* _Exercise prompt_
Transcribe everything in the data word for word. Pictures are left out.

-- Provided material start --

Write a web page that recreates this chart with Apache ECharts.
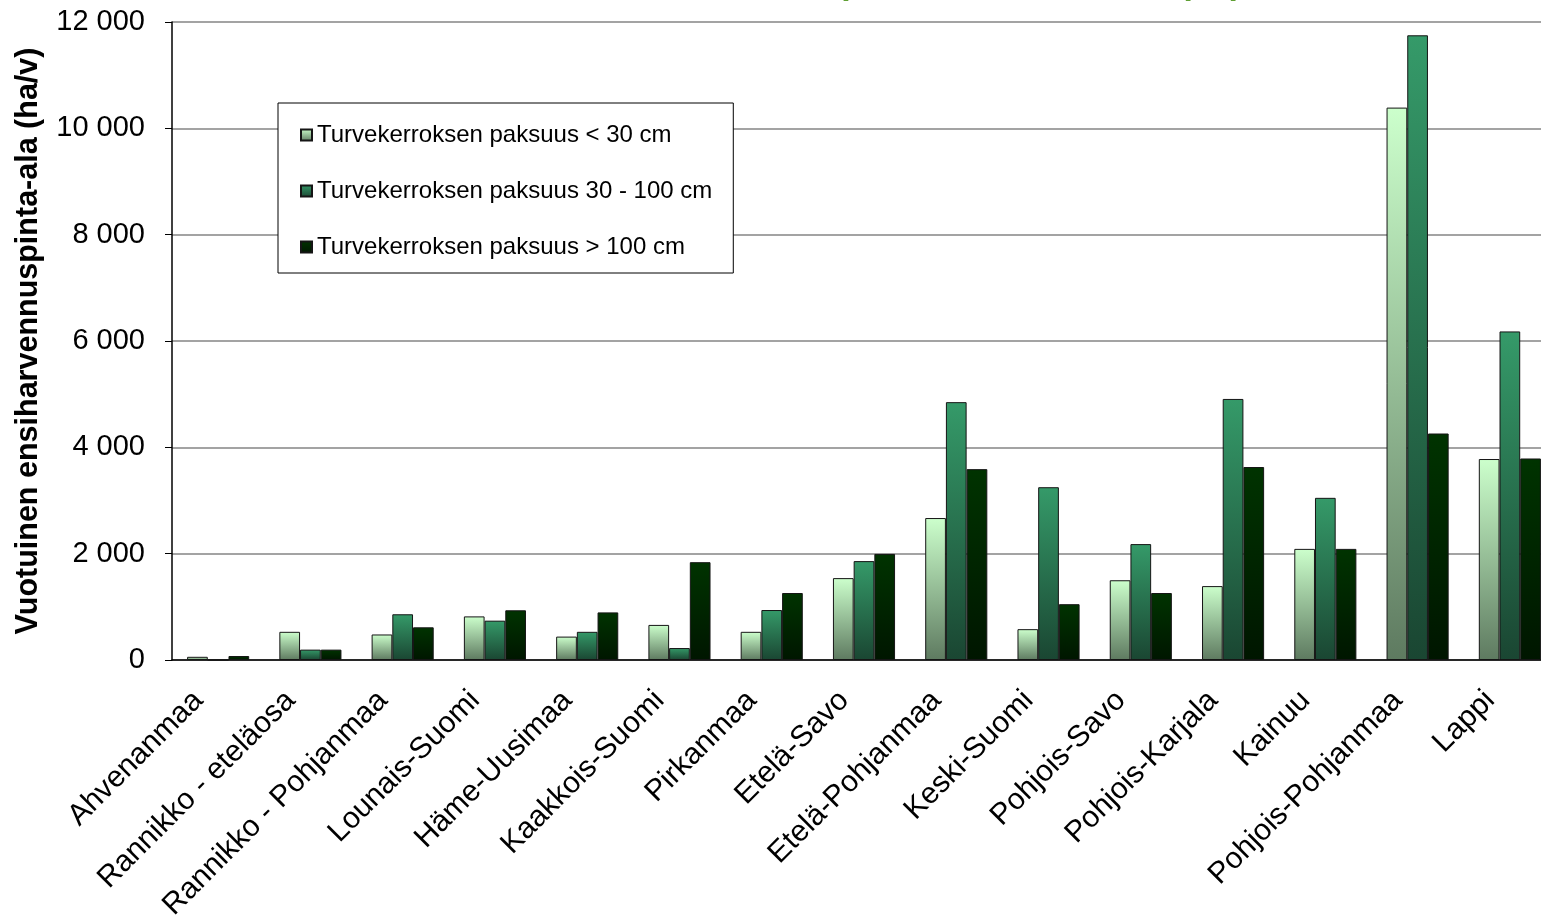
<!DOCTYPE html>
<html>
<head>
<meta charset="utf-8">
<script src="https://cdn.jsdelivr.net/npm/echarts@6/dist/echarts.min.js"></script>
<style>
  html, body { margin: 0; padding: 0; background: #fff; }
  #main { width: 1541px; height: 916px; }
</style>
</head>
<body>
<div id="main"></div>
<script>
var regions = ['Ahvenanmaa', 'Rannikko - eteläosa', 'Rannikko - Pohjanmaa', 'Lounais-Suomi', 'Häme-Uusimaa',
  'Kaakkois-Suomi', 'Pirkanmaa', 'Etelä-Savo', 'Etelä-Pohjanmaa', 'Keski-Suomi', 'Pohjois-Savo',
  'Pohjois-Karjala', 'Kainuu', 'Pohjois-Pohjanmaa', 'Lappi'];
var seriesNames = ['Turvekerroksen paksuus < 30 cm', 'Turvekerroksen paksuus 30 - 100 cm', 'Turvekerroksen paksuus > 100 cm'];
var thin = [60, 530, 480, 820, 440, 660, 530, 1540, 2670, 580, 1500, 1390, 2090, 10390, 3780];
var medium = [0, 195, 860, 740, 530, 225, 940, 1860, 4850, 3250, 2180, 4910, 3050, 11750, 6180];
var thick = [75, 195, 615, 935, 895, 1840, 1260, 1995, 3590, 1050, 1260, 3630, 2090, 4260, 3790];
var titleText = 'Vuotuinen ensiharvennuspinta-ala turvemailla (ha)';

var font = 'Arial, "Liberation Sans", sans-serif';
var chart = echarts.init(document.getElementById('main'));

function grad(top, bottom) {
  return new echarts.graphic.LinearGradient(0, 0, 0, 1, [
    { offset: 0, color: top },
    { offset: 1, color: bottom }
  ]);
}

function bar(name, data, top, bottom) {
  return {
    name: name,
    type: 'bar',
    data: data,
    barWidth: 20.7,
    barGap: '0%',
    itemStyle: { color: grad(top, bottom), borderColor: '#151515', borderWidth: 1 }
  };
}

var option = {
  animation: false,
  backgroundColor: '#fff',
  textStyle: { fontFamily: font },
  // title sits mostly above the picture, only its descenders show
  graphic: [{
    type: 'text',
    x: 427,
    y: -15,
    z: 100,
    style: {
      text: titleText,
      font: 'bold 34px ' + font,
      fill: '#5f9f34',
      verticalAlign: 'middle'
    }
  }],
  legend: {
    orient: 'vertical',
    left: 278,
    top: 103,
    icon: 'rect',
    itemWidth: 11,
    itemHeight: 11,
    itemGap: 32,
    padding: [20, 21, 14, 22],
    backgroundColor: '#fff',
    borderColor: '#000',
    borderWidth: 1,
    textStyle: { fontSize: 24, color: '#000', fontFamily: font },
    data: seriesNames
  },
  grid: { left: 172, width: 1384, top: 22, bottom: 256, outerBoundsMode: 'none' },
  xAxis: {
    type: 'category',
    data: regions,
    axisLine: { lineStyle: { color: '#000', width: 1.5 } },
    axisTick: { length: 8, lineStyle: { color: '#000' } },
    axisLabel: {
      interval: 0,
      rotate: 45,
      margin: 16,
      padding: [0, 28, 0, 0],
      fontSize: 30,
      color: '#000',
      fontFamily: font
    }
  },
  yAxis: {
    type: 'value',
    min: 0,
    max: 12000,
    interval: 2000,
    name: 'Vuotuinen ensiharvennuspinta-ala (ha/v)',
    nameLocation: 'middle',
    nameGap: 128,
    nameTextStyle: { fontSize: 30.5, fontWeight: 'bold', color: '#000', fontFamily: font },
    axisLine: { show: true, lineStyle: { color: '#000', width: 1.5 } },
    axisTick: { show: true, length: 7, lineStyle: { color: '#000' } },
    axisLabel: {
      fontSize: 29,
      color: '#000',
      margin: 27,
      fontFamily: font,
      formatter: function (v) { return String(v).replace(/\B(?=(\d{3})+(?!\d))/g, ' '); }
    },
    splitLine: { lineStyle: { color: '#858585', width: 1.5 } }
  },
  series: [
    bar(seriesNames[0], thin, '#ccffcc', '#5e7a60'),
    bar(seriesNames[1], medium, '#359a69', '#1a4632'),
    bar(seriesNames[2], thick, '#003300', '#001600')
  ]
};
chart.setOption(option);
</script>
</body>
</html>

-- Provided material end --

* _Answer to the problem_
Write a web page that recreates this chart with Apache ECharts.
<!DOCTYPE html>
<html>
<head>
<meta charset="utf-8">
<script src="https://cdn.jsdelivr.net/npm/echarts@6/dist/echarts.min.js"></script>
<style>
  html, body { margin: 0; padding: 0; background: #fff; }
  #main { width: 1541px; height: 916px; }
</style>
</head>
<body>
<div id="main"></div>
<script>
var regions = ['Ahvenanmaa', 'Rannikko - eteläosa', 'Rannikko - Pohjanmaa', 'Lounais-Suomi', 'Häme-Uusimaa',
  'Kaakkois-Suomi', 'Pirkanmaa', 'Etelä-Savo', 'Etelä-Pohjanmaa', 'Keski-Suomi', 'Pohjois-Savo',
  'Pohjois-Karjala', 'Kainuu', 'Pohjois-Pohjanmaa', 'Lappi'];
var seriesNames = ['Turvekerroksen paksuus < 30 cm', 'Turvekerroksen paksuus 30 - 100 cm', 'Turvekerroksen paksuus > 100 cm'];
var thin = [60, 530, 480, 820, 440, 660, 530, 1540, 2670, 580, 1500, 1390, 2090, 10390, 3780];
var medium = [0, 195, 860, 740, 530, 225, 940, 1860, 4850, 3250, 2180, 4910, 3050, 11750, 6180];
var thick = [75, 195, 615, 935, 895, 1840, 1260, 1995, 3590, 1050, 1260, 3630, 2090, 4260, 3790];
var titleText = 'Vuotuinen ensiharvennuspinta-ala turvemailla (ha)';

var font = 'Arial, "Liberation Sans", sans-serif';
var chart = echarts.init(document.getElementById('main'));

function grad(top, bottom) {
  return new echarts.graphic.LinearGradient(0, 0, 0, 1, [
    { offset: 0, color: top },
    { offset: 1, color: bottom }
  ]);
}

function bar(name, data, top, bottom) {
  return {
    name: name,
    type: 'bar',
    data: data,
    barWidth: 20.7,
    barGap: '0%',
    itemStyle: { color: grad(top, bottom), borderColor: '#151515', borderWidth: 1 }
  };
}

var option = {
  animation: false,
  backgroundColor: '#fff',
  textStyle: { fontFamily: font },
  // title sits mostly above the picture, only its descenders show
  graphic: [{
    type: 'text',
    x: 427,
    y: -15,
    z: 100,
    style: {
      text: titleText,
      font: 'bold 34px ' + font,
      fill: '#5f9f34',
      verticalAlign: 'middle'
    }
  }],
  legend: {
    orient: 'vertical',
    left: 278,
    top: 103,
    icon: 'rect',
    itemWidth: 11,
    itemHeight: 11,
    itemGap: 32,
    padding: [20, 21, 14, 22],
    backgroundColor: '#fff',
    borderColor: '#000',
    borderWidth: 1,
    textStyle: { fontSize: 24, color: '#000', fontFamily: font },
    data: seriesNames
  },
  grid: { left: 172, width: 1384, top: 22, bottom: 256, outerBoundsMode: 'none' },
  xAxis: {
    type: 'category',
    data: regions,
    axisLine: { lineStyle: { color: '#000', width: 1.5 } },
    axisTick: { length: 8, lineStyle: { color: '#000' } },
    axisLabel: {
      interval: 0,
      rotate: 45,
      margin: 16,
      padding: [0, 28, 0, 0],
      fontSize: 30,
      color: '#000',
      fontFamily: font
    }
  },
  yAxis: {
    type: 'value',
    min: 0,
    max: 12000,
    interval: 2000,
    name: 'Vuotuinen ensiharvennuspinta-ala (ha/v)',
    nameLocation: 'middle',
    nameGap: 128,
    nameTextStyle: { fontSize: 30.5, fontWeight: 'bold', color: '#000', fontFamily: font },
    axisLine: { show: true, lineStyle: { color: '#000', width: 1.5 } },
    axisTick: { show: true, length: 7, lineStyle: { color: '#000' } },
    axisLabel: {
      fontSize: 29,
      color: '#000',
      margin: 27,
      fontFamily: font,
      formatter: function (v) { return String(v).replace(/\B(?=(\d{3})+(?!\d))/g, ' '); }
    },
    splitLine: { lineStyle: { color: '#858585', width: 1.5 } }
  },
  series: [
    bar(seriesNames[0], thin, '#ccffcc', '#5e7a60'),
    bar(seriesNames[1], medium, '#359a69', '#1a4632'),
    bar(seriesNames[2], thick, '#003300', '#001600')
  ]
};
chart.setOption(option);
</script>
</body>
</html>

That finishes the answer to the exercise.